(Your objective):
Take the lines from the top down to and including the one with "(embend) -- (xi);" and repeat them exactly. Omit images.

(Task input):

• • •

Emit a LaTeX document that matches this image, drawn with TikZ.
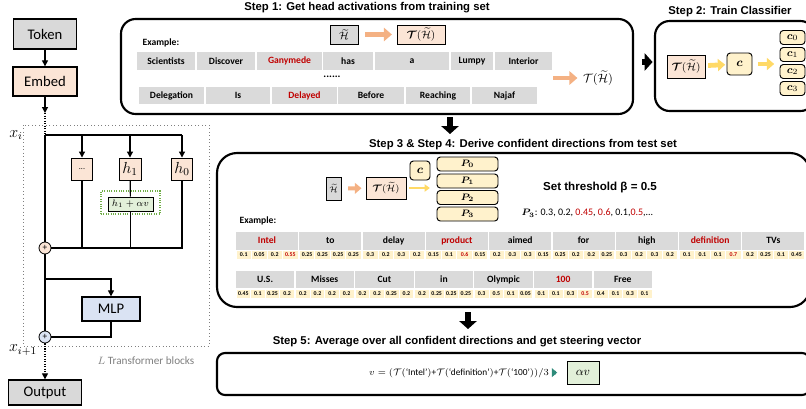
\documentclass[tikz,border=0pt]{standalone}
\usepackage{amsmath,bm}
\usepackage{fontspec}
\setmainfont{Carlito}
\newfontfamily\arialfont{Liberation Sans}
\usetikzlibrary{arrows.meta}

\definecolor{boxgray}{HTML}{D9D9D9}
\definecolor{cellgray}{HTML}{DADADA}
\definecolor{peach}{HTML}{FBE5D6}
\definecolor{lightblue}{HTML}{DAE3F3}
\definecolor{lightgreen}{HTML}{E2F0D9}
\definecolor{dotgreen}{HTML}{70AD47}
\definecolor{paleyellow}{HTML}{FFF2CC}
\definecolor{orangearr}{HTML}{F4B183}
\definecolor{goldarr}{HTML}{FFD966}
\definecolor{redtxt}{HTML}{C00000}
\definecolor{eqarr}{HTML}{2E8B7A}
\definecolor{blocktxt}{HTML}{7F7F7F}

\newcommand{\hl}[1]{\textcolor{redtxt}{#1}}
\newcommand{\tilH}{\widetilde{\mathcal{H}}}
\newcommand{\actT}{\boldsymbol{\mathcal{T}}(\tilH)}
\newcommand{\fsz}[1]{\fontsize{#1}{#1}\selectfont}

\begin{document}
\begin{tikzpicture}[x=0.75pt,y=0.75pt,yscale=-1,xscale=1,
  sz/.style 2 args={minimum width=#1*0.75pt,minimum height=#2*0.75pt},
  blk/.style={draw,line width=0.7pt,inner sep=0pt},
  stepbox/.style={draw,line width=1.6pt,rounded corners=11pt,inner sep=0pt},
  steptitle/.style={font=\arialfont\bfseries\fsz{8.5}},
  cell/.style={fill=cellgray,inner sep=0pt,font=\bfseries\fsz{7.2}},
  numcell/.style={fill=paleyellow,inner sep=0pt,font=\bfseries\fsz{4.4}},
  ybox/.style={blk,fill=paleyellow,rounded corners=2.5pt},
  stdarrow/.style={line width=0.9pt,-{Triangle[length=4.5pt,width=4.5pt]}},
  orangearrow/.style={draw=orangearr,line width=3.6pt,-{Triangle[length=6pt,width=10pt]}},
  goldarrow/.style={draw=goldarr,line width=3.6pt,-{Triangle[length=5.5pt,width=9pt]}},
  bigarrow/.style={line width=5pt,-{Triangle[length=6pt,width=13pt]}},
  addsum/.style={circle,draw,line width=0.6pt,inner sep=0pt,minimum size=12*0.75pt,font=\fsz{7}}
]
\useasboundingbox (0,0) rectangle (806,408);

%Token and Embed
\node[blk,line width=1pt,fill=boxgray,sz={63}{30},font=\fsz{11}] (token) at (45,34) {Token};
\node[blk,line width=1pt,fill=peach,sz={64}{29},font=\fsz{11}] (embed) at (45,81.5) {Embed};
\coordinate (embend) at (45,113);
\coordinate (xi) at (45,135);
\draw[stdarrow] (token) -- (embed);
\draw[stdarrow] (embed) -- (embend);
\draw[densely dotted,line width=0.9pt] (embend) -- (xi);

%Transformer block frame
\draw[blocktxt,dotted,line width=0.6pt] (23,125) rectangle (209,346);
% Text Node
\node[font=\fsz{12}] (xilab) at (16,135) {$x_i$};

%Heads
\node[blk,fill=peach,sz={21}{22},font=\fsz{6}] (hdots) at (82,169) {...};
\node[blk,fill=peach,sz={22}{22},font=\fsz{12}] (h1) at (130,169) {$h_1$};
\node[blk,fill=peach,sz={21}{22},font=\fsz{12}] (h0) at (182,169) {$h_0$};
\node[draw=dotgreen,densely dotted,line width=0.8pt,inner sep=0pt,sz={59}{23}] (steer) at (130.5,202.5) {};
\node[blk,fill=lightgreen,sz={45}{14},font=\fsz{7.5}] (hsteer) at (130.5,204) {$h_1+\alpha v$};
\node[addsum,fill=peach] (add1) at (45,248) {+};

\draw[line width=0.9pt] (xi) -- (h0 |- xi);
\draw[stdarrow] (hdots |- xi) -- (hdots);
\draw[stdarrow] (h1 |- xi) -- (h1);
\draw[stdarrow] (h0 |- xi) -- (h0);
\draw[line width=0.9pt] (h1) -- (hsteer);
\draw[line width=0.9pt] (hdots) -- (hdots |- add1);
\draw[line width=0.9pt] (hsteer) -- (hsteer |- add1);
\draw[line width=0.9pt] (h0) -- (h0 |- add1) -- (add1);
\draw[line width=0.9pt] (xi) -- (add1);

%MLP
\node[blk,line width=1pt,fill=lightblue,sz={58}{24},font=\fsz{11}] (mlp) at (111,309) {MLP};
\node[addsum,fill=lightblue] (add2) at (45,337) {+};
\coordinate (mlpfork) at (45,279);
\draw[line width=0.9pt] (add1) -- (add2);
\draw[stdarrow] (mlpfork) -| (mlp);
\draw[line width=0.9pt] (mlp) |- (add2);
% Text Node
\node[font=\fsz{12}] (xi1lab) at (23,350) {$x_{i+1}$};
\node[font=\fsz{8.4},text=blocktxt] (ltb) at (146,361) {$L$ Transformer blocks};

%Output
\node[blk,line width=1pt,fill=boxgray,sz={73}{25},font=\fsz{11}] (output) at (45,392.5) {Output};
\draw[densely dotted,line width=0.9pt,-{Triangle[length=4.5pt,width=4.5pt]}] (add2) -- (output);

%Step 1
\node[steptitle] (t1) at (367,8) {Step 1: Get head activations from training set};
\node[stepbox,sz={512}{95}] (s1) at (377,66.5) {};
\node[blk,fill=boxgray,sz={28}{19},font=\fsz{8}] (H1) at (344,34.5) {$\tilH$};
\node[blk,fill=peach,sz={48}{19},font=\fsz{8}] (TH1) at (421,34.5) {$\actT$};
\draw[orangearrow,shorten <=5pt,shorten >=3.5pt] (H1) -- (TH1);
% Text Node
\node[anchor=west,font=\bfseries\fsz{7.2}] (ex1) at (138,43) {Example:};
\foreach \xl/\xr/\txt [count=\i] in {137/195/Scientists,197/255/Discover,257/322/\hl{Ganymede},323/373/has,375/449/a,451/493/Lumpy,495/552/Interior}
  \node[cell,minimum width={(\xr-\xl)*0.75pt},minimum height=18*0.75pt] (ra\i) at ({(\xl+\xr)/2},61) {\txt};
\node[font=\bfseries\fsz{8}] (gap1) at (332,77) {......};
\foreach \xl/\xr/\txt [count=\i] in {139/204/Delegation,206/270/Is,272/337/\hl{Delayed},338/404/Before,406/470/Reaching,472/537/Najaf}
  \node[cell,minimum width={(\xr-\xl)*0.75pt},minimum height=17*0.75pt] (rb\i) at ({(\xl+\xr)/2},95.5) {\txt};
\coordinate (r1start) at (553,78);
\node[inner sep=0pt,font=\fsz{9.5}] (TH1out) at (598,78) {$\mathcal{T}(\tilH)$};
\draw[orangearrow,shorten >=4pt] (r1start) -- (TH1out);

%Step 2
\coordinate (a12) at (0,62);
\node[steptitle] (t2) at (730,12) {Step 2: Train Classifier};
\node[stepbox,sz={160}{90}] (s2) at (735,66) {};
\draw[bigarrow,shorten <=6pt,shorten >=1pt] (s1.east |- a12) -- (s2.west |- a12);
\node[blk,fill=peach,sz={38}{23},font=\fsz{8}] (TH2) at (686,66.5) {$\actT$};
\node[ybox,sz={25}{22},font=\fsz{9}] (c2) at (739.5,64) {$\bm{c}$};
\foreach \k/\yy in {0/37.5,1/54.5,2/71.5,3/88.5}
  \node[ybox,sz={25}{14},font=\fsz{8}] (cc\k) at (792.5,\yy) {$\bm{c}_{\k}$};
\draw[goldarrow,shorten <=2pt,shorten >=1pt] (TH2) -- (c2);
\draw[goldarrow,shorten <=4pt,shorten >=4pt] (c2) -- (cc1.west |- c2);

%Step 3 & 4
\coordinate (d1s) at (450,117);
\coordinate (d1e) at (450,134);
\draw[bigarrow] (d1s) -- (d1e);
\node[steptitle] (t3) at (523,145) {Step 3 \& Step 4: Derive confident directions from test set};
\node[stepbox,rounded corners=15pt,sz={593}{154}] (s3) at (513.5,230) {};
\node[blk,fill=boxgray,sz={15}{23},font=\fsz{6.5}] (H3) at (333.5,188.5) {$\tilH$};
\node[blk,fill=peach,sz={40}{22},font=\fsz{7.5}] (TH3) at (386,188) {$\actT$};
\node[ybox,sz={20}{19},font=\fsz{9}] (c3) at (420,170.5) {$\bm{c}$};
\foreach \k/\yy in {0/164,1/181,2/197.5,3/214}
  \node[ybox,sz={61}{14},font=\fsz{7.5}] (P\k) at (467.5,\yy) {$\bm{P_{\k}}$};
\draw[orangearrow,line width=3pt,-{Triangle[length=5pt,width=8pt]},shorten <=5pt,shorten >=3pt] (H3) -- (TH3);
\draw[draw=goldarr,line width=1.6pt,-{Triangle[length=4pt,width=5.5pt]},shorten <=2pt,shorten >=5pt] (TH3) -- (P1.west |- TH3);
% Text Node
\node[font=\arialfont\bfseries\fsz{8.7}] (thr) at (600,187) {Set threshold β = 0.5};
\node[anchor=west,font=\fsz{7.5}] (p3vals) at (517,213) {$\bm{P_3}$: 0.3, 0.2, \hl{0.45}, \hl{0.6}, 0.1,\hl{0.5},...};
\node[anchor=west,font=\bfseries\fsz{7.2}] (ex3) at (235,221) {Example:};

\foreach \txt/\va/\vb/\vc/\vd [count=\i] in {\hl{Intel}/0.1/0.05/0.2/\hl{0.55},to/0.25/0.25/0.25/0.25,delay/0.3/0.2/0.3/0.2,\hl{product}/0.15/0.1/\hl{0.6}/0.15,aimed/0.2/0.3/0.3/0.15,for/0.25/0.2/0.2/0.25,high/0.3/0.2/0.3/0.2,\hl{definition}/0.1/0.1/0.1/\hl{0.7},TVs/0.2/0.25/0.1/0.45}{
  \pgfmathsetmacro\xl{236+63.3*(\i-1)}
  \node[cell,sz={62}{18}] (wa\i) at (\xl+31,240.5) {\txt};
  \foreach \v [count=\j] in {\va,\vb,\vc,\vd}
    \node[numcell,sz={14.5}{8}] (na\i-\j) at ({\xl+15.5*(\j-0.5)},255) {\v};
}
\foreach \txt/\va/\vb/\vc/\vd [count=\i] in {U.S./0.45/0.1/0.25/0.2,Misses/0.2/0.2/0.2/0.2,Cut/0.2/0.2/0.25/0.2,in/0.2/0.25/0.25/0.25,Olympic/0.3/0.5/0.1/0.05,\hl{100}/0.1/0.1/0.3/\hl{0.5},Free/0.4/0.1/0.3/0.1}{
  \pgfmathsetmacro\xl{236+59.6*(\i-1)}
  \node[cell,sz={58.3}{17}] (wb\i) at (\xl+29.15,279.5) {\txt};
  \foreach \v [count=\j] in {\va,\vb,\vc,\vd}
    \node[numcell,sz={13.6}{8}] (nb\i-\j) at ({\xl+14.6*(\j-0.5)},294) {\v};
}

%Step 5
\coordinate (d2s) at (468,312);
\coordinate (d2e) at (468,329);
\draw[bigarrow] (d2s) -- (d2e);
\node[steptitle] (t5) at (457,342) {Step 5: Average over all confident directions and get steering vector};
\node[stepbox,rounded corners=6pt,sz={593}{42}] (s5) at (513.5,374) {};
\node[inner sep=0pt,font=\fsz{7}] (eq) at (459,373) {$v=(\mathcal{T}(\text{‘Intel’})$+$\mathcal{T}(\text{‘definition’})$+$\mathcal{T}(\text{‘100’}))/3$};
\node[blk,fill=lightgreen,sz={32}{23},font=\fsz{9}] (av) at (583,372.5) {$\alpha v$};
\draw[draw=eqarr,line width=2.6pt,-{Triangle[length=4pt,width=6.5pt]},shorten <=5pt,shorten >=7pt] (eq) -- (av);

\end{tikzpicture}
\end{document}
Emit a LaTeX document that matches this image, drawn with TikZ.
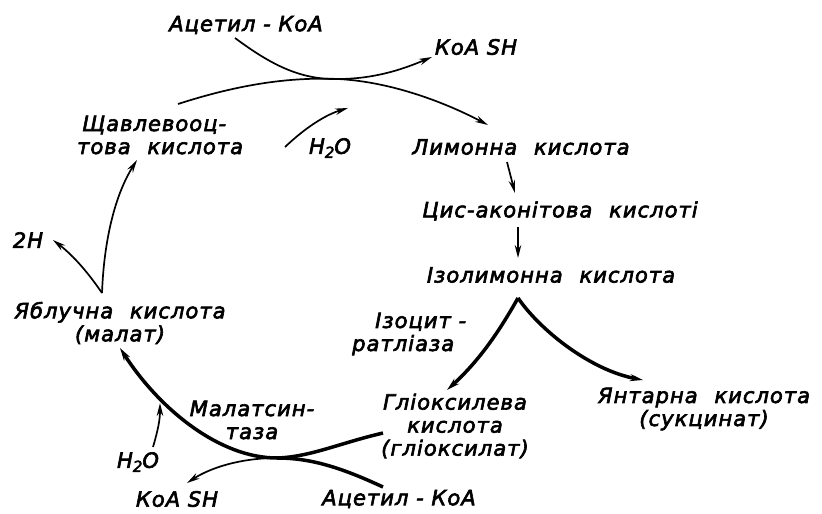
\documentclass[tikz,border=0pt]{standalone}
\usepackage{fontspec}
\setmainfont{DejaVu Sans}[LetterSpace=5, FakeBold=3]
\usetikzlibrary{arrows.meta}
\tikzset{
  lbl/.style={inner sep=0pt, font=\fontsize{21}{23}\selectfont\itshape},
  thin/.style={line width=1.7pt, -{Stealth[length=13pt,width=6.5pt]}},
  thick/.style={line width=3.5pt, -{Stealth[length=13pt,width=7pt]}},
  thickno/.style={line width=3.5pt},
}
\newcommand{\wsub}[1]{\raisebox{-4pt}{\fontsize{15}{15}\selectfont #1}}
\newcommand{\gap}{\hspace{0.8em}}
\begin{document}
\begin{tikzpicture}[x=1pt,y=-1pt]
\useasboundingbox (0,0) rectangle (822,514);
% texts
\node[lbl] (acTop) at (246,25) {Ацетил - КоА};
\node[lbl] (koaTop) at (476,47) {КоА SH};
\node[lbl, align=left, anchor=west] (oxal) at (77,135) {\hspace{5pt}Щавлевооц-\\това\gap кислота};
\node[lbl] (h2oTop) at (330,148) {H\wsub{2}O};
\node[lbl] (citr) at (521,147) {Лимонна\gap кислота};
\node[lbl] (cis) at (560,211) {Цис-аконітова\gap кислоті};
\node[lbl] (iso) at (551,275) {Ізолимонна\gap кислота};
\node[lbl] (twoH) at (28,240) {2Н};
\node[lbl, align=center] (mal) at (120,323) {Яблучна\gap кислота\\(малат)};
\node[lbl, align=left, anchor=west] (lyase) at (352,334) {\hspace{23pt}Ізоцит -\\ратліаза};
\node[lbl, align=center] (glyox) at (455,426) {Гліоксилева\\кислота\\(гліоксилат)};
\node[lbl, align=center] (succ) at (704,409) {Янтарна\gap кислота\\(сукцинат)};
\node[lbl, align=center] (malsyn) at (252,420) {Малатсин-\\таза};
\node[lbl] (h2oBot) at (138,462) {H\wsub{2}O};
\node[lbl] (koaBot) at (177,499) {КоА SH};
\node[lbl] (acBot) at (399,499) {Ацетил - КоА};
% connector end points
\coordinate (oxS) at (178,104);
\coordinate (xTop) at (338,79);
\coordinate (citE) at (488,125);
\coordinate (acS) at (235,38);
\coordinate (koaE) at (432,57);
\coordinate (h2S) at (285,147);
\coordinate (h2E) at (348,108);
\coordinate (citS) at (507,162);
\coordinate (cisE) at (515,193);
\coordinate (cisS) at (518,227);
\coordinate (isoE) at (518,258);
\coordinate (isoP) at (518,298);
\coordinate (glyE) at (447,390);
\coordinate (sucE) at (643,380);
\coordinate (glyS) at (383,433);
\coordinate (xBot) at (277,458);
\coordinate (malE) at (120,348);
\coordinate (acbS) at (383,487);
\coordinate (koabE) at (187,483);
\coordinate (h2bS) at (153,447);
\coordinate (h2bE) at (160,403);
\coordinate (malP) at (102,293);
\coordinate (oxE) at (137,160);
\coordinate (twoHE) at (53,240);
% top
\draw[thin] (oxS) .. controls (240,84) and (290,77) .. (xTop) .. controls (395,82) and (450,105) .. (citE);
\draw[thin] (acS) .. controls (270,64) and (300,80) .. (xTop) .. controls (378,79) and (408,67) .. (koaE);
\draw[thin] (h2S) .. controls (305,128) and (325,115) .. (h2E);
% right column
\draw[thin] (citS) -- (cisE);
\draw[thin] (cisS) -- (isoE);
\draw[thick] (isoP) .. controls (500,330) and (480,360) .. (glyE);
\draw[thick] (isoP) .. controls (540,330) and (590,370) .. (sucE);
% bottom
\draw[thick] (glyS) .. controls (340,443) and (310,457) .. (xBot) .. controls (220,458) and (160,410) .. (malE);
\draw[thickno] (acbS) .. controls (340,467) and (310,458) .. (xBot);
\draw[thin] (xBot) .. controls (240,458) and (210,468) .. (koabE);
\draw[thin] (h2bS) .. controls (158,430) and (160,420) .. (h2bE);
% left
\draw[thin] (malP) .. controls (104,240) and (115,195) .. (oxE);
\draw[thin] (malP) .. controls (85,268) and (70,253) .. (twoHE);
\end{tikzpicture}
\end{document}
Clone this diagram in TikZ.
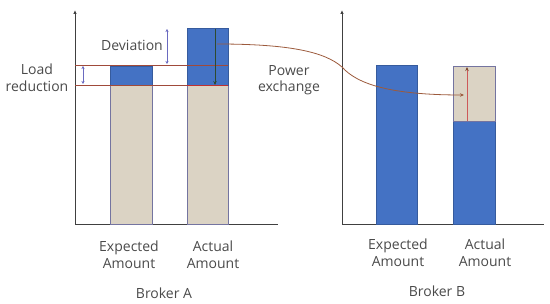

• • •

(Reply):
Emit a LaTeX document that matches this image, drawn with TikZ.
\documentclass[tikz,border=0pt]{standalone}
\usepackage{amsmath,bm}
\usepackage{fontspec}
\setmainfont{Carlito}
\newfontfamily\arialfont{Liberation Sans}
\usetikzlibrary{arrows.meta}

\definecolor{boxgray}{HTML}{D9D9D9}
\definecolor{cellgray}{HTML}{DADADA}
\definecolor{peach}{HTML}{FBE5D6}
\definecolor{lightblue}{HTML}{DAE3F3}
\definecolor{lightgreen}{HTML}{E2F0D9}
\definecolor{dotgreen}{HTML}{70AD47}
\definecolor{paleyellow}{HTML}{FFF2CC}
\definecolor{orangearr}{HTML}{F4B183}
\definecolor{goldarr}{HTML}{FFD966}
\definecolor{redtxt}{HTML}{C00000}
\definecolor{eqarr}{HTML}{2E8B7A}
\definecolor{blocktxt}{HTML}{7F7F7F}

\newcommand{\hl}[1]{\textcolor{redtxt}{#1}}
\newcommand{\tilH}{\widetilde{\mathcal{H}}}
\newcommand{\actT}{\boldsymbol{\mathcal{T}}(\tilH)}
\newcommand{\fsz}[1]{\fontsize{#1}{#1}\selectfont}

\begin{document}
\begin{tikzpicture}[x=0.75pt,y=0.75pt,yscale=-1,xscale=1,
  sz/.style 2 args={minimum width=#1*0.75pt,minimum height=#2*0.75pt},
  blk/.style={draw,line width=0.7pt,inner sep=0pt},
  stepbox/.style={draw,line width=1.6pt,rounded corners=11pt,inner sep=0pt},
  steptitle/.style={font=\arialfont\bfseries\fsz{8.5}},
  cell/.style={fill=cellgray,inner sep=0pt,font=\bfseries\fsz{7.2}},
  numcell/.style={fill=paleyellow,inner sep=0pt,font=\bfseries\fsz{4.4}},
  ybox/.style={blk,fill=paleyellow,rounded corners=2.5pt},
  stdarrow/.style={line width=0.9pt,-{Triangle[length=4.5pt,width=4.5pt]}},
  orangearrow/.style={draw=orangearr,line width=3.6pt,-{Triangle[length=6pt,width=10pt]}},
  goldarrow/.style={draw=goldarr,line width=3.6pt,-{Triangle[length=5.5pt,width=9pt]}},
  bigarrow/.style={line width=5pt,-{Triangle[length=6pt,width=13pt]}},
  addsum/.style={circle,draw,line width=0.6pt,inner sep=0pt,minimum size=12*0.75pt,font=\fsz{7}}
]
\useasboundingbox (0,0) rectangle (806,408);

%Token and Embed
\node[blk,line width=1pt,fill=boxgray,sz={63}{30},font=\fsz{11}] (token) at (45,34) {Token};
\node[blk,line width=1pt,fill=peach,sz={64}{29},font=\fsz{11}] (embed) at (45,81.5) {Embed};
\coordinate (embend) at (45,113);
\coordinate (xi) at (45,135);
\draw[stdarrow] (token) -- (embed);
\draw[stdarrow] (embed) -- (embend);
\draw[densely dotted,line width=0.9pt] (embend) -- (xi);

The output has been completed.